Ma tells me that Dida was a sensitive person, often like Bachi, Bulimashi and herself given to shedding tears in silence. Interestingly, I never saw Dida cry, not even when Bachi married and went away and Bulimashi went abroad after her wedding. I never saw her cry when her sisters passed away; she never cried when Pintu mama died so young. But once I did see her eyes glisten and go moist and that was when Boromama left Indulok to move to Jodhpur Park. Dida stood there with her hand on Nondini’s head as she caressed her and when she bade them farewell, I did see her fight her tears back. I never saw Dida attached to anyone or anything, the nights she stayed up for people, her nursing of the sick, her attending of the indisposed were done so much with a cold efficiency that she could well be a dedicated nurse. But on that day, I felt that among all of us, it was Nondini that she loved so dear; it was her leaving home that finally punched her heart. Dida never displayed any affection openly, but in my mind I thought that this was the only child who she cared for so much that she risked some expression.

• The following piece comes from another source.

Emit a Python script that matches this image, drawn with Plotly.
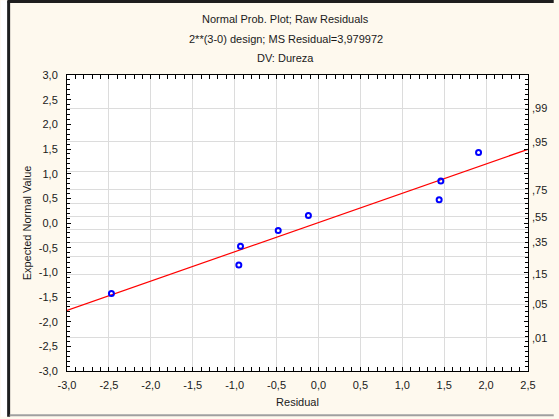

When Dida died, strangely I was not sad. I was sad for my mother and her siblings, but personally Dida and I had little emotional bonds. Besides I remembered her telling me of a fantasy she often had one evening when we were visiting New Alipore that she would like to be in a vehicle, a train, a bus, or a car, anything that would just drive on through the cities, fields, mountains, and deserts and along the rivers and seas and which would never stop anywhere. This was much of what she was in her own life, always going on and never stopping; but in her death I could feel her live her secret life of a traveler who never would have to get off anywhere.